— Begin —
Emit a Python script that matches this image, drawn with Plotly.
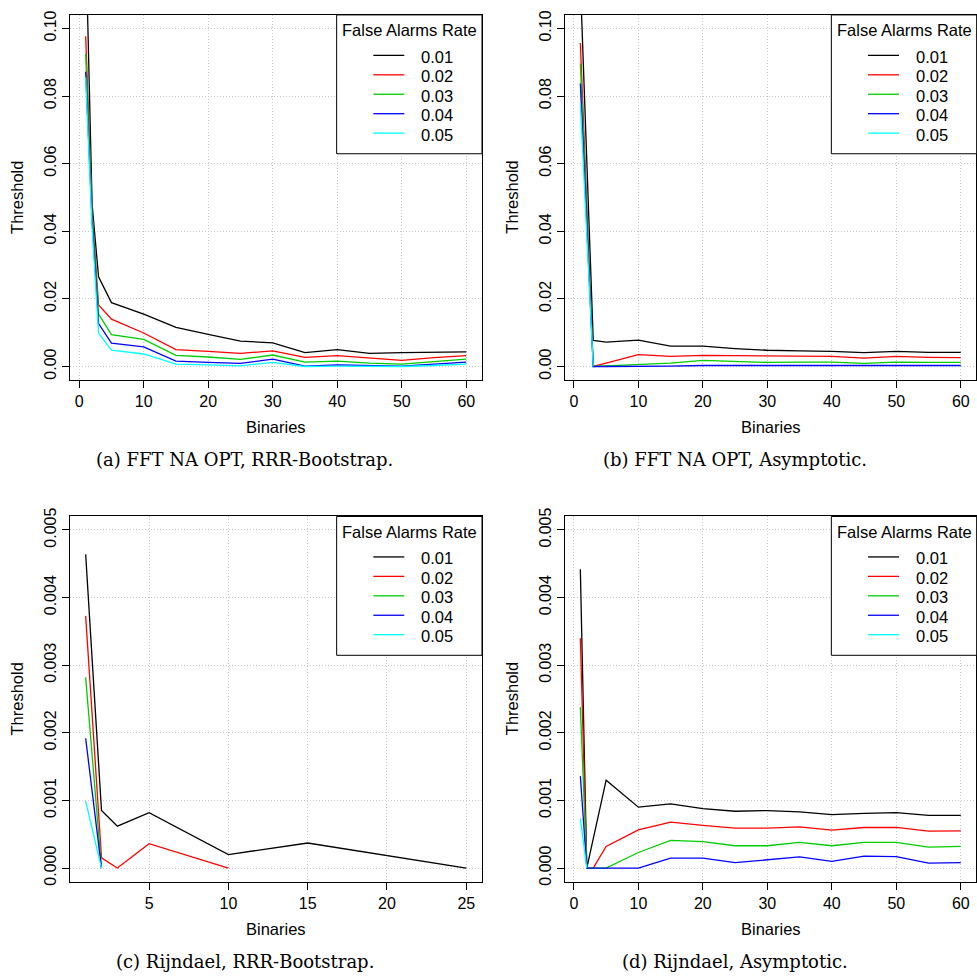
import plotly.graph_objects as go

W, H = 977, 980

# ---------------- data ----------------
rates = ["0.01", "0.02", "0.03", "0.04", "0.05"]
colors = ["#000000", "#FF0000", "#00CD00", "#0000FF", "#00FFFF"]

# (a) FFT NA OPT, RRR-Bootstrap
a_x = [1, 2, 3, 5, 10, 15, 20, 25, 30, 35, 40, 45, 50, 55, 60]
a_001 = [0.128, 0.048, 0.0265, 0.0189, 0.0155, 0.0116, 0.0095, 0.0075, 0.0070, 0.0041, 0.0050, 0.0039, 0.0041, 0.0043, 0.0043]
a_002 = [0.0977, 0.046, 0.0182, 0.0140, 0.0099, 0.0050, 0.0045, 0.0039, 0.0046, 0.0027, 0.0032, 0.0024, 0.0018, 0.0026, 0.0032]
a_003 = [0.0925, 0.045, 0.0155, 0.0094, 0.0080, 0.0033, 0.0028, 0.0021, 0.0034, 0.0013, 0.0016, 0.0010, 0.0007, 0.0015, 0.0022]
a_004 = [0.0872, 0.043, 0.0127, 0.0069, 0.0058, 0.0016, 0.0012, 0.0009, 0.0022, 0.0001, 0.0005, 0.0003, 0.0001, 0.0007, 0.0013]
a_005 = [0.0855, 0.041, 0.0099, 0.0048, 0.0037, 0.0007, 0.0005, 0.0002, 0.0012, 0.0000, 0.0001, 0.0000, 0.0000, 0.0003, 0.0007]

# (b) FFT NA OPT, Asymptotic
b_x = [1, 3, 5, 10, 15, 20, 25, 30, 35, 40, 45, 50, 55, 60]
b_001 = [0.1142, 0.0077, 0.0072, 0.0078, 0.0060, 0.0060, 0.0053, 0.0048, 0.0046, 0.0045, 0.0041, 0.0045, 0.0042, 0.0042]
b_002 = [0.0957, 0.0, 0.0010, 0.0035, 0.0030, 0.0033, 0.0032, 0.0031, 0.0030, 0.0030, 0.0025, 0.0030, 0.0027, 0.0026]
b_003 = [0.0896, 0.0, 0.0002, 0.0006, 0.0010, 0.0018, 0.0016, 0.0012, 0.0013, 0.0013, 0.0009, 0.0013, 0.0012, 0.0012]
b_004 = [0.0837, 0.0, 0.0, 0.0, 0.0001, 0.0003, 0.0003, 0.0003, 0.0003, 0.0003, 0.00015, 0.0003, 0.0003, 0.0003]
b_x_005 = [1, 3]
b_005 = [0.0779, 0.0]

# (c) Rijndael, RRR-Bootstrap
c_x_001 = [1, 2, 3, 5, 10, 15, 25]
c_001 = [0.00464, 0.00085, 0.00062, 0.00082, 0.00020, 0.00037, 0.0]
c_x_002 = [1, 2, 3, 5, 10]
c_002 = [0.00373, 0.00015, 0.0, 0.00036, 0.0]
c_x_rest = [1, 2]
c_003 = [0.00282, 0.0]
c_004 = [0.00192, 0.0]
c_005 = [0.00099, 0.0]

# (d) Rijndael, Asymptotic
d_x_001 = [1, 2, 5, 10, 15, 20, 25, 30, 35, 40, 45, 50, 55, 60]
d_001 = [0.00442, 0.0, 0.00130, 0.00090, 0.00095, 0.00088, 0.00084, 0.00085, 0.00083, 0.00079, 0.00081, 0.00082, 0.00078, 0.00078]
d_x = [1, 2, 3, 5, 10, 15, 20, 25, 30, 35, 40, 45, 50, 55, 60]
d_002 = [0.0034, 0.0, 0.0, 0.00032, 0.000565, 0.00068, 0.00063, 0.00059, 0.00059, 0.00061, 0.00056, 0.00060, 0.00060, 0.000545, 0.00055]
d_003 = [0.00238, 0.0, 0.0, 0.0, 0.00023, 0.00041, 0.00039, 0.00033, 0.00033, 0.00038, 0.00033, 0.00038, 0.00038, 0.00031, 0.00032]
d_004 = [0.00136, 0.0, 0.0, 0.0, 0.0, 0.000146, 0.000146, 0.00008, 0.000126, 0.000165, 0.00010, 0.000175, 0.00017, 0.000073, 0.00008]
d_x_005 = [1, 2]
d_005 = [0.000735, 0.0]

captions = ["(a) FFT NA OPT, RRR-Bootstrap.", "(b) FFT NA OPT, Asymptotic.",
            "(c) Rijndael, RRR-Bootstrap.", "(d) Rijndael, Asymptotic."]
legend_title = "False Alarms Rate"
x_title = "Binaries"
y_title = "Threshold"

panels = [
    dict(series=[(a_x, a_001), (a_x, a_002), (a_x, a_003), (a_x, a_004), (a_x, a_005)],
         xr=[-1.36, 62.36], yr=[-0.004, 0.104], xt=[0, 10, 20, 30, 40, 50, 60],
         yt=[0, 0.02, 0.04, 0.06, 0.08, 0.10], yfmt=".2f",
         box=(70.5, 482, 6, 376), cap_x=245),
    dict(series=[(b_x, b_001), (b_x, b_002), (b_x, b_003), (b_x, b_004), (b_x_005, b_005)],
         xr=[-1.36, 62.36], yr=[-0.004, 0.104], xt=[0, 10, 20, 30, 40, 50, 60],
         yt=[0, 0.02, 0.04, 0.06, 0.08, 0.10], yfmt=".2f",
         box=(565.7, 977.2, 6, 376), cap_x=736),
    dict(series=[(c_x_001, c_001), (c_x_002, c_002), (c_x_rest, c_003), (c_x_rest, c_004), (c_x_rest, c_005)],
         xr=[0.04, 25.96], yr=[-0.0002, 0.0052], xt=[5, 10, 15, 20, 25],
         yt=[0, 0.001, 0.002, 0.003, 0.004, 0.005], yfmt=".3f",
         box=(70.5, 482, 514.3, 884.3), cap_x=245),
    dict(series=[(d_x_001, d_001), (d_x, d_002), (d_x, d_003), (d_x, d_004), (d_x_005, d_005)],
         xr=[-1.36, 62.36], yr=[-0.0002, 0.0052], xt=[0, 10, 20, 30, 40, 50, 60],
         yt=[0, 0.001, 0.002, 0.003, 0.004, 0.005], yfmt=".3f",
         box=(565.7, 977.2, 514.3, 884.3), cap_x=736),
]

FONT = "Liberation Sans, Arial, Helvetica, sans-serif"
SERIF = "DejaVu Serif, serif"


def px(x):
    return x / W


def py(y):
    return 1 - y / H


fig = go.Figure()
shapes = []
annotations = []
layout_axes = {}

for i, p in enumerate(panels):
    n = i + 1
    xa = "x" if n == 1 else f"x{n}"
    ya = "y" if n == 1 else f"y{n}"
    x0, x1, y0, y1 = p["box"]
    for k, (xs, ys) in enumerate(p["series"]):
        fig.add_trace(go.Scatter(x=xs, y=ys, mode="lines", xaxis=xa, yaxis=ya,
                                 line=dict(color=colors[k], width=1.3),
                                 name=rates[k], showlegend=False))
    common = dict(showline=True, linecolor="#000000", linewidth=1.2, mirror=True,
                  ticks="outside", ticklen=7, tickwidth=1, tickcolor="#000000",
                  showgrid=True, gridcolor="#C8C8C8", griddash="1px,2px", gridwidth=1,
                  zeroline=False, tickfont=dict(family=FONT, size=16, color="#000000"))
    layout_axes["xaxis" if n == 1 else f"xaxis{n}"] = dict(
        common, domain=[px(x0), min(px(x1), 1.0)], range=p["xr"], tickvals=p["xt"],
        anchor=ya)
    layout_axes["yaxis" if n == 1 else f"yaxis{n}"] = dict(
        common, domain=[py(y1), py(y0)], range=p["yr"], tickvals=p["yt"],
        tickformat=p["yfmt"], tickangle=-90, anchor=xa)

    # axis titles
    annotations.append(dict(text=x_title, x=px((x0 + x1) / 2), y=py(y1 + 48),
                            xref="paper", yref="paper", showarrow=False,
                            xanchor="center", yanchor="middle",
                            font=dict(family=FONT, size=16.5, color="#000000")))
    annotations.append(dict(text=y_title, x=px(x0 - 53), y=py((y0 + y1) / 2), xref="paper", yref="paper",
                            showarrow=False, textangle=-90, xanchor="center", yanchor="middle",
                            font=dict(family=FONT, size=16.5, color="#000000")))
    # caption
    annotations.append(dict(text=captions[i], x=px(p["cap_x"]), y=py(y1 + 81), xref="paper", yref="paper",
                            showarrow=False, xanchor="center", yanchor="middle",
                            font=dict(family=SERIF, size=18, color="#000000")))

    # legend box (drawn like R's legend)
    lx0 = x1 - 145
    lx1 = lx0 + 145.5
    shapes.append(dict(type="rect", xref="paper", yref="paper", x0=px(lx0), x1=px(lx1),
                       y0=py(y0 + 140.7), y1=py(y0), line=dict(color="#000000", width=1),
                       fillcolor="#FFFFFF", layer="above"))
    annotations.append(dict(text=legend_title, x=px(lx0 + 73), y=py(y0 + 15.5), xref="paper", yref="paper",
                            showarrow=False, xanchor="center", yanchor="middle",
                            font=dict(family=FONT, size=16.5, color="#000000")))
    for k, r in enumerate(rates):
        ly = y0 + 41 + 19.7 * k
        shapes.append(dict(type="line", xref="paper", yref="paper", x0=px(lx0 + 36.7), x1=px(lx0 + 67.7),
                           y0=py(ly), y1=py(ly), line=dict(color=colors[k], width=1.3), layer="above"))
        annotations.append(dict(text=r, x=px(lx0 + 82.7), y=py(ly + 1.5), xref="paper", yref="paper",
                                showarrow=False, xanchor="left", yanchor="middle",
                                font=dict(family=FONT, size=16.5, color="#000000")))

fig.update_layout(width=W, height=H, margin=dict(l=0, r=0, t=0, b=0),
                  paper_bgcolor="#FFFFFF", plot_bgcolor="#FFFFFF",
                  shapes=shapes, annotations=annotations, **layout_axes)

fig.write_html("out.html", config={"displayModeBar": False},
               post_script="document.body.style.margin='0';document.body.style.padding='0';"
                           "document.body.style.overflow='hidden';")
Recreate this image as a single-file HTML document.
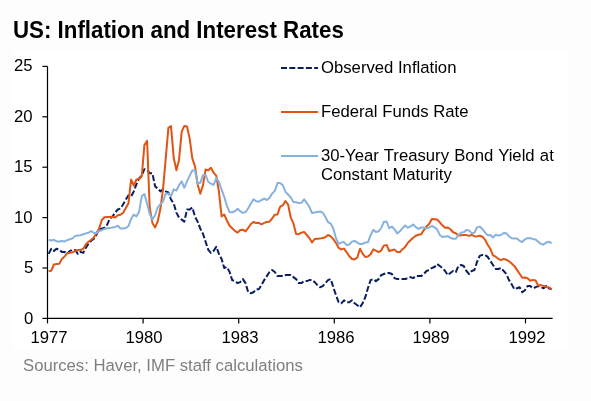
— End —
Task details. Select from the material above each line in which the string "drawn" appears, and list those lines.

Result.
Emit a Python script that matches this image, drawn with Plotly.
    # legend box (drawn like R's legend)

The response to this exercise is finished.